Le temps est venu pour lui d’aller se rendre compte d’à quoi ressemble le monde qu’il a quitté, et il retourne aux Etats unis…. Interland, car après la 3ème guerre Mondiale les Etats unis comme les autres pays n’existent plus, seules 2 blocs continuent de coexister, Interland, donc, situé sur le continent Américain et l’union qui lui a pour siège l’Europe communiste et l’Asie, le reste du monde n’est qu’un no man’s land que ces 2 puissances se partagent pour leurs besoins énergétiques.
Au sein de ces 2 entités, les raccours sont la classe dominante, la Philosophie étant que sans bras ni jambes on ne peut pas faire la guerre et donc si l’homme fait le choix d’être raccourci il fait le choix de vivre dans un monde de paix « If you have arms, you have arms !! ». Le Docteur Martine va rencontrer tour à tour des pros pros pour qui les pros certes plus puissants que des membres peuvent s’enlever et donc être neutralisés, des antis Pros pour qui le choix d’être raccours ne peut pas s’accommoder des membres de remplacement plus puissants que les membres d’origine, des dignitaires de l’Union ayant sensiblement la même philosophie raccours mais qui démontent que ce monde bipolaire où le choix de la paix à tout prix a été fait reste toutefois d’un équilibre fragile quand il en va des intérêts de chacun …. Mais surtout Martine va faire une découverte…….

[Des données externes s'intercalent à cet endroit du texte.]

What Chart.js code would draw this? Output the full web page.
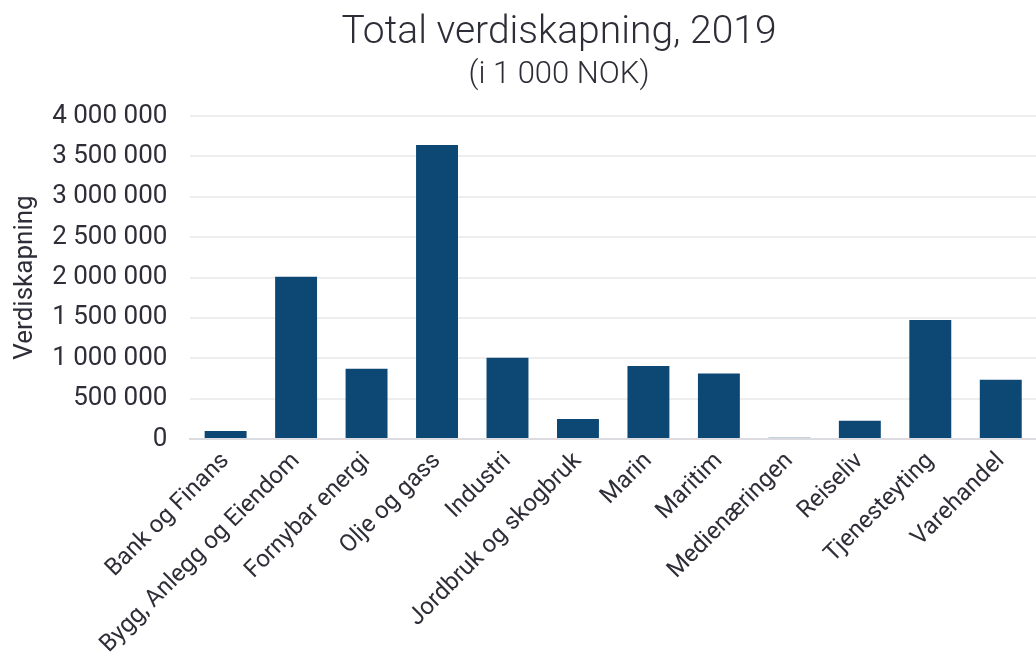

Ce Roman d’anticipation, écrit en 1952 par Bernard Wolfe réinvente le combat Rousseau - Voltaire, d’un côté l’homme nait bon, la société le pervertit, de l’autre côté l’homme a construit la société à son image. Il est à ranger dans la catégorie des « 1984 », « le Meilleur des mondes » ou encore « Nous autres » et développe l’idée que l’homme est fait de pulsions agressives qu’il ne peut réfréner, que cette agressivité est partie inhérente de sa personnalité que si dangereuse pour lui et les autres soit-elle, elle est aussi la source de son inspiration. Philosophiquement, les hommes de l’après 3ème guerre mondiale ont donc fait le choix de se mutiler afin de ne pas en arriver à l’éradication de l’espèce humaine. La lobotomie était semble-t-il à l’époque une science en devenir. Le monde était en plein guerre froide et Bernard Wolfe a anticipé sur un monde qui aurait basculé à cet instant , ce qui n’a pas la même crédibilité que pourrait avoir le « Nous autres » de Zamiatine ou « «1984 » d’Orwell, il a toutefois quelque chose que les autres n’ont pas, il se déroule dans une période transitoire post guerre mondiale, rien n’est donc vraiment figé et on en est encore à penser sur le devenir du monde quand dans « 1984 » les choses sont déjà bien établies et dans lequel on nous en dévoile les conséquences, là on est face aux causes et à leurs possibles résolutions.
Wolfe nous démontre à travers ce roman, comment une pensée peut être interprétée et utilisée à des fins n’ayant rien à voir avec la pensée initiale, comme si Karl Marx en écrivant le capital avait prédit les goulags, le KGB, la dictature imposée au peuple.